TASK STATEMENT: Give back exactly the lines from the beginning of the listing below to the line holding "(return) at (608.5,403.5)", both ends included; the pictures stay out.

GIVEN MATERIAL:
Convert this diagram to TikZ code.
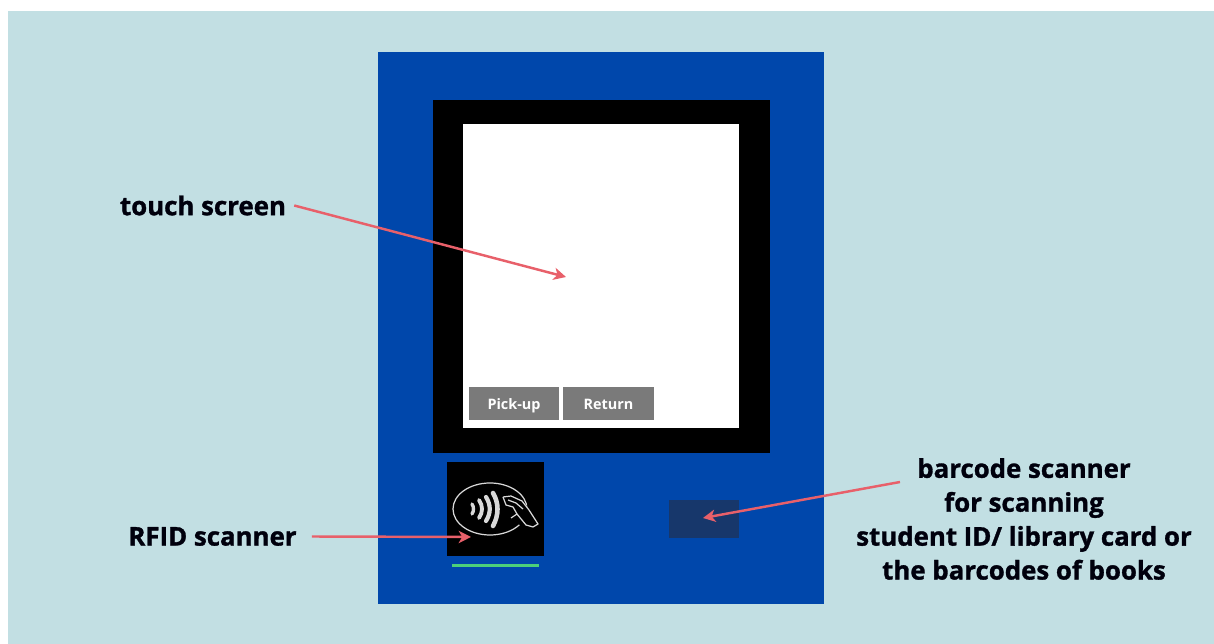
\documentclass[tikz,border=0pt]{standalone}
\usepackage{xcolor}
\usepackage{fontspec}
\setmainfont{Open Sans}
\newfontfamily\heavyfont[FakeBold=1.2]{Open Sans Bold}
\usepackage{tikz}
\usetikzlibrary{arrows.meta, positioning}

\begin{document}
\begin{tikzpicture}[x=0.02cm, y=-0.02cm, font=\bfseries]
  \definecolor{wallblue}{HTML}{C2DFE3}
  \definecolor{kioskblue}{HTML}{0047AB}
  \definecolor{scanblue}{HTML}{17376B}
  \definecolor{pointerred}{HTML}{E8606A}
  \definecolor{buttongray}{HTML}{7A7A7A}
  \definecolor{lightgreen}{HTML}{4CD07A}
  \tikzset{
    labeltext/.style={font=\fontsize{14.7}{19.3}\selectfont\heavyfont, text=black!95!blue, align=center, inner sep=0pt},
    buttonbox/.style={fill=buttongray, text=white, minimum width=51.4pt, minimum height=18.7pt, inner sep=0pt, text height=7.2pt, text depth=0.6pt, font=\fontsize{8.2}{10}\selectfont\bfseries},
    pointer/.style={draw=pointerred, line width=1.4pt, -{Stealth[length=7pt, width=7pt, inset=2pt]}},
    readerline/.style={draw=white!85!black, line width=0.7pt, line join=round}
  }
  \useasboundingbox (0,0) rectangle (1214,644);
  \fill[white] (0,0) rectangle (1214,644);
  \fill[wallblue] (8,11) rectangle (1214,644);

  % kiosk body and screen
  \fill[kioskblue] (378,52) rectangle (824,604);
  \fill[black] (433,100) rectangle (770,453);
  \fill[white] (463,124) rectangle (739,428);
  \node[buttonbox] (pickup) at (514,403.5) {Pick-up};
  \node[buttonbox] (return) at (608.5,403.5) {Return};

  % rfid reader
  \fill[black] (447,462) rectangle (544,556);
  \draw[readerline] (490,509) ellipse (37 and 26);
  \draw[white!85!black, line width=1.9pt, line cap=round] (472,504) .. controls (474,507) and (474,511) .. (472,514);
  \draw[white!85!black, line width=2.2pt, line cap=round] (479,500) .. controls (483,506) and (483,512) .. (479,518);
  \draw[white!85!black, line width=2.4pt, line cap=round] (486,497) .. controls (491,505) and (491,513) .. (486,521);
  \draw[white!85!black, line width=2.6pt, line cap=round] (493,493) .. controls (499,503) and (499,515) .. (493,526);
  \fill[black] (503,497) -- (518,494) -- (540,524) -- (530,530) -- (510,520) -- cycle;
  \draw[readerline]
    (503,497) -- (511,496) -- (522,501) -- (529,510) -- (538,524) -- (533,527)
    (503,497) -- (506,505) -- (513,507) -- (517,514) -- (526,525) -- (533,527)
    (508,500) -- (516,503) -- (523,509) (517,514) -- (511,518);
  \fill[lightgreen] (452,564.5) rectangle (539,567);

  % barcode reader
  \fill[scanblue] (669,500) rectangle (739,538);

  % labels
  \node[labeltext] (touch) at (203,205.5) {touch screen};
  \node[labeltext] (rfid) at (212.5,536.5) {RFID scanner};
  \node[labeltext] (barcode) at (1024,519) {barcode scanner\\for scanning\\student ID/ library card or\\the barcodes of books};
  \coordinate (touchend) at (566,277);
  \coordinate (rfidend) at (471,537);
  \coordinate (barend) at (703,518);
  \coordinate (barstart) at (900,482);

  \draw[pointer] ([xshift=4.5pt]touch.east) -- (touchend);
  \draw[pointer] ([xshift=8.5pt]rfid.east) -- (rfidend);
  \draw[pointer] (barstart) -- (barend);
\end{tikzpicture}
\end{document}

EXERCISE OUTPUT:
Convert this diagram to TikZ code.
\documentclass[tikz,border=0pt]{standalone}
\usepackage{xcolor}
\usepackage{fontspec}
\setmainfont{Open Sans}
\newfontfamily\heavyfont[FakeBold=1.2]{Open Sans Bold}
\usepackage{tikz}
\usetikzlibrary{arrows.meta, positioning}

\begin{document}
\begin{tikzpicture}[x=0.02cm, y=-0.02cm, font=\bfseries]
  \definecolor{wallblue}{HTML}{C2DFE3}
  \definecolor{kioskblue}{HTML}{0047AB}
  \definecolor{scanblue}{HTML}{17376B}
  \definecolor{pointerred}{HTML}{E8606A}
  \definecolor{buttongray}{HTML}{7A7A7A}
  \definecolor{lightgreen}{HTML}{4CD07A}
  \tikzset{
    labeltext/.style={font=\fontsize{14.7}{19.3}\selectfont\heavyfont, text=black!95!blue, align=center, inner sep=0pt},
    buttonbox/.style={fill=buttongray, text=white, minimum width=51.4pt, minimum height=18.7pt, inner sep=0pt, text height=7.2pt, text depth=0.6pt, font=\fontsize{8.2}{10}\selectfont\bfseries},
    pointer/.style={draw=pointerred, line width=1.4pt, -{Stealth[length=7pt, width=7pt, inset=2pt]}},
    readerline/.style={draw=white!85!black, line width=0.7pt, line join=round}
  }
  \useasboundingbox (0,0) rectangle (1214,644);
  \fill[white] (0,0) rectangle (1214,644);
  \fill[wallblue] (8,11) rectangle (1214,644);

  % kiosk body and screen
  \fill[kioskblue] (378,52) rectangle (824,604);
  \fill[black] (433,100) rectangle (770,453);
  \fill[white] (463,124) rectangle (739,428);
  \node[buttonbox] (pickup) at (514,403.5) {Pick-up};
  \node[buttonbox] (return) at (608.5,403.5) {Return};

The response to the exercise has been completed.